There is no question that diversification is the key to reducing company-specific risk. However, in practice, the implementation gets complicated. Questions like: 

  • How many stocks should you have in your portfolio before you are adequately protected? 

  • At what point does a portfolio become so diversified that the time-consuming research you have done to find the gems is diminished?

creep in and cause portfolio construction angst.

Luckily, research on the question has been done. Burton Malkiel found that by the time a portfolio reached 20 (randomly selected) securities, the total risk of the portfolio was roughly the same as the market as a whole. That number gives us a rough estimate of the number of securities we should seek to include when building our stock portfolio.  

Including fewer securities will your portfolio will expose you to unnecessary levels of company-specific risk.  

On the flip side, you don't necessarily gain anything additional by including more than ~20 stocks in your portfolio. In fact, you may actually hurt your investment returns by including mediocre investment ideas. When you are researching companies to include in your portfolio, you will be much more excited about your top two or three ideas than idea number 25. Remember, the balancing act we face is neutralizing company-specific risk while still ensuring that your best ideas represent sizable chunks of your portfolio. 

Dampening Industry Specific Risk

There is a big caveat associated with Malkiel's 20 stock rule. When he did his study, the stocks that he selected to gauge portfolio risk were completely random. That means that he likely didn't have to worry about an industry concentration building up in his hypothetical portfolio. You will. The 20 stock rule doesn't hold if your top 20 ideas are all social media companies. Such a portfolio would leave woefully exposed to industry-specific risks like those that wiped out the entire video rental industry in the previous lesson.

When your building your portfolio, work to construct it with companies from many industries. This will ensure that you don't end up with a portfolio that is susceptible to a lightning strike as the world evolves.

But I don't have 20 Stock Ideas

As a new investor, you likely won't have 20 stock ideas that you can immediately put to work in your investment portfolio. Heck, even as a seasoned investor, there were many times where I was unable to build a stock portfolio to a level of diversification that I was comfortable with.

There is a solution to remain properly insulated from industry and company-specific bombs detonating and ruining your portfolio in this scenario. The trick is to realize that if you target a 20 stock portfolio, then on average, you will be investing 5% of your capital in each company. To ensure you don't become overexposed to any one company, limit each investment you make to only 5% of the cash you have available for investing.

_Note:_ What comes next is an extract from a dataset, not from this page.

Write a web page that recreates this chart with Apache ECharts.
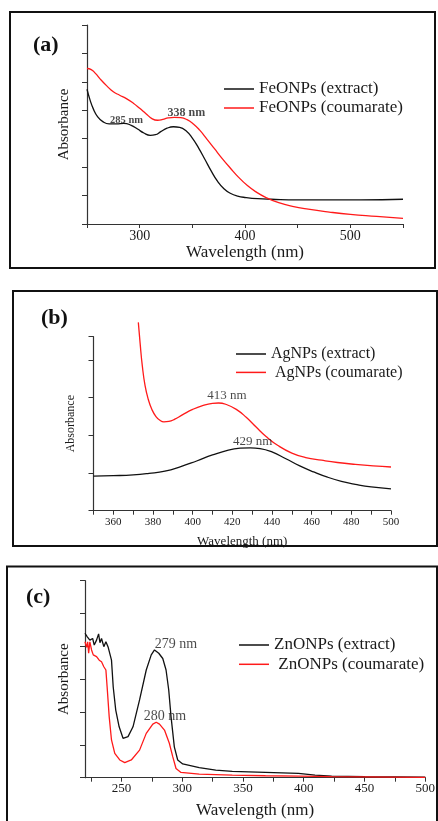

For example, if you currently have $500, that means each purchase you make should be approximately $500 x 5% or $25. The $25 position size is what you should target, even if you only have 3 or 4 stock ideas that you are ready to invest in.  

Your Custom Competition Portfolio

So you have made your first four purchases. That's great! But now you have a new problem. You've only invested $100 of your $500 portfolio. What do you do with the remaining $400?

The first thing that you need to realize is that sitting in cash is ok. You don't need to feel pressure to be fully invested all of the time. However, if you do want to be fully invested, you have options for that as well.  

When you are out of stock ideas but want to have your capital "at work, " you seek market exposure. Today, we have some fantastic options available to provide inexpensive market exposure to investors. The way you achieve this is through stock index ETF's.

Continuing with the example above, if you've invested $100 of your $500 portfolio in individual stocks and want the remaining $400 to be invested, you could purchase $400 of an S&P 500 index ETF. Such an investment would give you exposure to all 500 stocks in that index along with proper industry diversification.

As you identify new stock ideas down the road, you could simply sell $25 chucks of your index exposure to give you the proceeds you need to fund new stock purchases.

This strategy allows you to stay fully invested while you are doing the work necessary to identify individual companies and stocks that will eventually fill out your portfolio.